Matt Stover is a tougher, darker, dirtier writer than this book allowed him to be; it doesn't really work to his strengths. The space battles are exciting -- but Stover's hand-to-hand combat is magnificent, and there's very little of that here. And Luke Skywalker isn't really a good central character for Stover's sensibility; Luke is too noble, too centered, too nice. If there are any unexplored niches of Han Solo's career, that would be a good place for a Matt Stover book. Or maybe turn him loose in the wilds of the Old Republic, and let him make a plot from the ground up.
So Luke Skywalker and the Shadows of Mindor may be a bit of a disappointment to Stover fans; it's a good Star Wars book, but it's only a mediocre Matthew Stover book. I guess that's the curse of high expectations -- this book was published barely two months after Stover's last original novel, the excellent Caine Black Knife.

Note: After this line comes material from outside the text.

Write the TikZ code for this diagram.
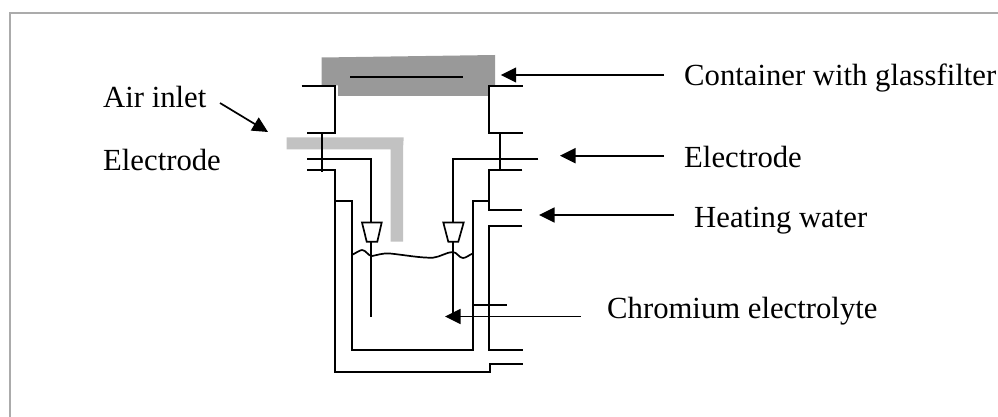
\documentclass[tikz,border=0pt]{standalone}
\usepackage{fontspec}
\setmainfont{Liberation Serif}
\usetikzlibrary{arrows.meta}
\definecolor{lidgray}{gray}{0.6}
\definecolor{tubegray}{gray}{0.76}
\definecolor{framegray}{gray}{0.67}
\tikzstyle{label} = [anchor=base west, inner sep=0pt, font=\fontsize{30.7}{30.7}\selectfont]
\tikzstyle{wall} = [line width=1.7pt, line join=miter]
\tikzstyle{arrow} = [line width=1.7pt,-{Triangle[length=15.5pt,width=15pt]}]
\begin{document}
\begin{tikzpicture}[x=1pt,y=-1pt]
		\useasboundingbox (0,0) rectangle (998,417);
		% frame
		\draw [framegray, line width=2pt] (10,417) -- (10,13.5) -- (998,13.5);
		% container and air tube
		\fill [lidgray] (321.5,57.5) -- (495,55) -- (495,85.5) -- (488.5,85.5) -- (488.5,96) -- (338,96) -- (338,85.5) -- (321.5,85.5) -- cycle;
		\fill [tubegray] (286.7,137.3) -- (403.7,137.3) -- (403,149.3) -- (403,241.7) -- (390.7,241.7) -- (390.7,149.3) -- (286.7,149.3) -- cycle;
		\draw [wall] (350,77) -- (463,77);
		% upper glass parts
		\draw [wall] (301.7,86.3) -- (335.3,86.3) -- (335.3,132.7) -- (307,132.7);
		\draw [wall] (522.5,86.3) -- (488.7,86.3) -- (488.7,132.7) -- (522.5,132.7);
		\draw [wall] (321.7,132.7) -- (321.7,171.7);
		\draw [wall] (500,132.7) -- (500,170);
		% electrodes
		\draw [wall] (307,158.7) -- (371,158.7) -- (371,222.5);
		\draw [wall] (538.3,158.7) -- (452.7,158.7) -- (452.7,222.5);
		\draw [wall] (362,222.5) -- (381.7,222.5) -- (377.3,241.7) -- (366.7,241.7) -- cycle;
		\draw [wall] (443.3,222.5) -- (463.7,222.5) -- (458.3,241.7) -- (448.3,241.7) -- cycle;
		\draw [wall] (371,241.7) -- (371,316.7);
		\draw [wall] (452.7,241.7) -- (452.7,313);
		% vessel
		\draw [wall] (307,169.7) -- (335,169.7) -- (335,371.7) -- (490,371.7) -- (490,362.7);
		\draw [wall] (490,364.3) -- (522.7,364.3);
		\draw [wall] (335,200.7) -- (351.7,200.7) -- (351.7,350) -- (472.7,350) -- (472.7,200.7) -- (489.3,200.7);
		\draw [wall] (522.3,169.7) -- (489.3,169.7) -- (489.3,210) -- (522,210);
		\draw [wall] (522.3,226.3) -- (489.3,226.3) -- (489.3,350.3) -- (522.7,350.3);
		\draw [wall] (472.7,305) -- (506.7,305);
		% liquid surface
		\draw [wall] (351.7,255) .. controls (356,253) and (360,250) .. (362,250) .. controls (366,250) and (368,256) .. (372,256) .. controls (378,255) and (382,253) .. (390,253.5) .. controls (405,255) and (420,258) .. (433,257.7) .. controls (440,257) and (447,252) .. (452.7,252) .. controls (457,252) and (459,258) .. (463,258) .. controls (466,258) and (469,255) .. (472.7,253.5);
		% labels
		\node (airinlet) [label] at (103,107.5) {Air inlet};
		\node (electrodeleft) [label] at (103,170) {Electrode};
		\node (container) [label] at (684,86) {Container with glassfilter};
		\node (electroderight) [label] at (684,167) {Electrode};
		\node (heating) [label] at (694,227) {Heating water};
		\node (chromium) [label] at (607,318.5) {Chromium electrolyte};
		% arrows
		\coordinate (airfrom) at (220,103);
		\coordinate (airto) at (268,132);
		\coordinate (containerfrom) at (664,75);
		\coordinate (containerto) at (500.7,75);
		\coordinate (electrodefrom) at (664,155.7);
		\coordinate (electrodeto) at (560,155.7);
		\coordinate (heatingfrom) at (674,215);
		\coordinate (heatingto) at (539,215);
		\coordinate (chromiumfrom) at (580.7,316.5);
		\coordinate (chromiumto) at (445,316.5);
		\draw [arrow] (airfrom) -- (airto);
		\draw [arrow] (containerfrom) -- (containerto);
		\draw [arrow] (electrodefrom) -- (electrodeto);
		\draw [arrow] (heatingfrom) -- (heatingto);
		\draw [arrow] (chromiumfrom) -- (chromiumto);
		\end{tikzpicture}
\end{document}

Whether Star Wars fans will consider it a disappointment is a different question, though, and I'm less sure about that; I'm not sure I know what Star Wars fans want. (Whether they know what they want is a different question.) I think it has all of the things people want from Star Wars stories: lots of action, spaceship battles, hairsbreadth escapes, a boatload of familiar characters ringing slight changes on their old catchphrases, hissable villains, only the barest hint of sex, hordes of faceless enemies to be mowed down, unlikely and dangerous astronomical objects, enemies who turn out to be allies, a dab of semi-military dash and vim, vaguely witty banter, and not a whisper of any new or startling ideas. Luke Skywalker and the Shadows of Mindor is a fine piece of entertainment, from a writer who's often achieved better than that.